▶ **Required work**
Scan the data below for the string "React". Show every line where it turns up.

▶ **Material provided**
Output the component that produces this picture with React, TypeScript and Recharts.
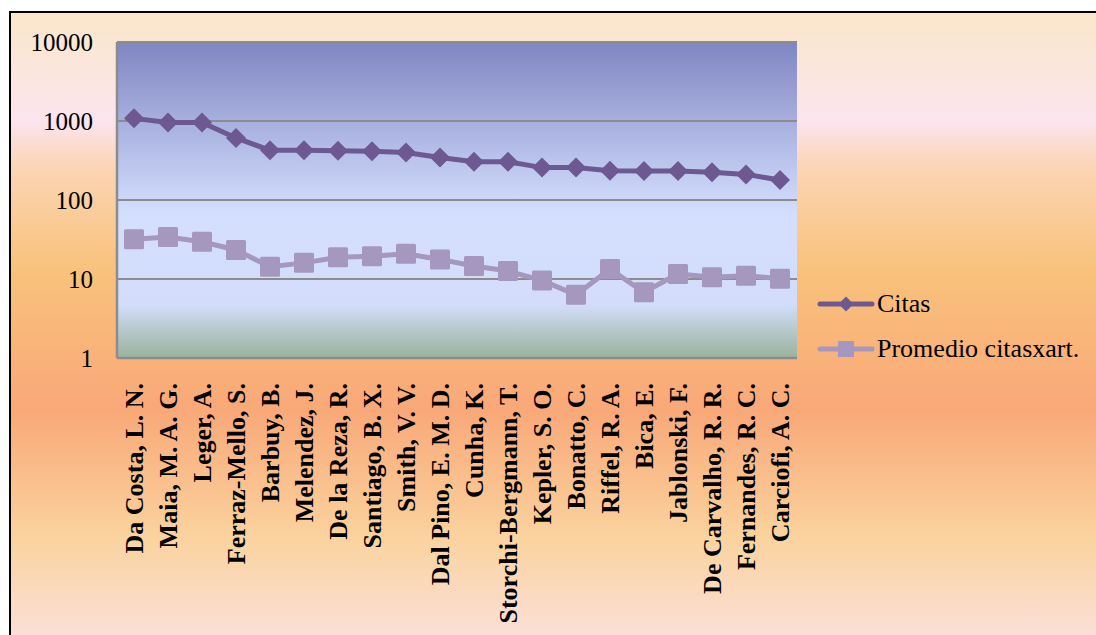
import React from "react";
import {
  CartesianGrid, Line, LineChart, XAxis, YAxis,
} from "recharts";

const authors = [
  "Da Costa, L. N.", "Maia, M. A. G.", "Leger, A.", "Ferraz-Mello, S.", "Barbuy, B.",
  "Melendez, J.", "De la Reza, R.", "Santiago, B. X.", "Smith, V. V.", "Dal Pino, E. M. D.",
  "Cunha, K.", "Storchi-Bergmann, T.", "Kepler, S. O.", "Bonatto, C.", "Riffel, R. A.",
  "Bica, E.", "Jablonski, F.", "De Carvalho, R. R.", "Fernandes, R. C.", "Carciofi, A. C.",
];
const citas = [1080, 960, 960, 610, 425, 425, 420, 415, 400, 345, 305, 305, 257, 257, 235, 233, 233, 224, 211, 179];
const promedio = [31.8, 34, 29.6, 23.3, 14.3, 16, 18.8, 19.4, 20.9, 17.7, 14.6, 12.6, 9.6, 6.3, 13.4, 6.8, 11.6, 10.5, 11.0, 10.1];
const yTicks = [1, 10, 100, 1000, 10000];

const rows = authors.map((a, i) => ({ author: a, citas: citas[i], promedio: promedio[i] }));

const FONT = "'Liberation Serif', 'Times New Roman', serif";
const DARK = "#6E5891";
const LIGHT = "#A597BD";
const GRID = "#8C8C8C";

const Diamond = (props: any) => {
  const { cx, cy, index } = props;
  const r = 10;
  return (
    <polygon key={`d${index}`} points={`${cx},${cy - r} ${cx + r},${cy} ${cx},${cy + r} ${cx - r},${cy}`} fill={DARK} />
  );
};

const Square = (props: any) => {
  const { cx, cy, index } = props;
  return <rect key={`s${index}`} x={cx - 10} y={cy - 10} width={20} height={20} rx={1.5} fill={LIGHT} />;
};

// vertical author names hanging below the plot
const AuthorTick = ({ x, y, payload }: any) => (
  <text
    x={0}
    y={0}
    dy="0.35em"
    transform={`translate(${x},${y + 17}) rotate(-90)`}
    textAnchor="end"
    fontFamily={FONT}
    fontWeight="bold"
    fontSize={26}
    fill="#000"
  >
    {payload.value}
  </text>
);

const legendItems = [
  { label: "Citas", color: DARK, shape: "diamond" },
  { label: "Promedio citasxart.", color: LIGHT, shape: "square" },
];

const LegendBox = () => (
  <div style={{ position: "absolute", left: 806, top: 268, fontFamily: FONT, fontSize: 26, color: "#000", whiteSpace: "nowrap" }}>
    {legendItems.map((it) => (
      <div key={it.label} style={{ display: "flex", alignItems: "center", height: 45 }}>
        <svg width={58} height={24} style={{ marginRight: 2 }}>
          <line x1={3} y1={12} x2={55} y2={12} stroke={it.color} strokeWidth={5} strokeLinecap="round" />
          {it.shape === "diamond" ? (
            <polygon points="29,4.5 36.5,12 29,19.5 21.5,12" fill={it.color} />
          ) : (
            <rect x={21} y={4} width={16} height={16} fill={it.color} />
          )}
        </svg>
        <span>{it.label}</span>
      </div>
    ))}
  </div>
);

export default function App() {
  return (
    <div
      style={{
        position: "fixed",
        left: 9,
        top: 11,
        width: 1100,
        height: 640,
        borderLeft: "2px solid #000",
        borderTop: "2px solid #000",
        background:
          "linear-gradient(to bottom, #FAE7CA 0%, #FCE4EE 17%, #FBD5B5 24%, #F9C27C 40%, #F9A878 62%, #FAD39E 82%, #FCE1E2 100%)",
      }}
    >
      <LineChart width={1085} height={622} data={rows} margin={{ top: 29, right: 299, bottom: 0, left: 0 }}>
        <defs>
          <linearGradient id="plotBg" x1="0" y1="0" x2="0" y2="1">
            <stop offset="0%" stopColor="#7F86C2" />
            <stop offset="45%" stopColor="#C6D0F4" />
            <stop offset="55%" stopColor="#D4DEFD" />
            <stop offset="83%" stopColor="#D3DDFB" />
            <stop offset="100%" stopColor="#9AB29C" />
          </linearGradient>
        </defs>
        <CartesianGrid vertical={false} stroke={GRID} strokeWidth={2} fill="url(#plotBg)" fillOpacity={1} />
        <XAxis
          dataKey="author"
          interval={0}
          padding={{ left: 17, right: 17 }}
          height={277}
          tick={<AuthorTick />}
          tickLine={false}
          axisLine={{ stroke: GRID, strokeWidth: 2.5 }}
        />
        <YAxis
          type="number"
          scale="log"
          domain={[1, 10000]}
          ticks={yTicks}
          allowDataOverflow
          width={106}
          tickSize={0}
          tickMargin={24}
          tickLine={false}
          axisLine={{ stroke: GRID, strokeWidth: 2.5 }}
          tick={{ fontFamily: FONT, fontSize: 25, fill: "#000" }}
        />
        <YAxis
          yAxisId="frame"
          orientation="right"
          width={0}
          tick={false}
          tickLine={false}
          axisLine={{ stroke: GRID, strokeWidth: 2.5 }}
        />
        <Line
          dataKey="promedio"
          name="Promedio citasxart."
          stroke={LIGHT}
          strokeWidth={5}
          dot={<Square />}
          activeDot={false}
          isAnimationActive={false}
        />
        <Line
          dataKey="citas"
          name="Citas"
          stroke={DARK}
          strokeWidth={5}
          dot={<Diamond />}
          activeDot={false}
          isAnimationActive={false}
        />
      </LineChart>
      <LegendBox />
    </div>
  );
}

▶ **Result**
Output the component that produces this picture with React, TypeScript and Recharts.
import React from "react";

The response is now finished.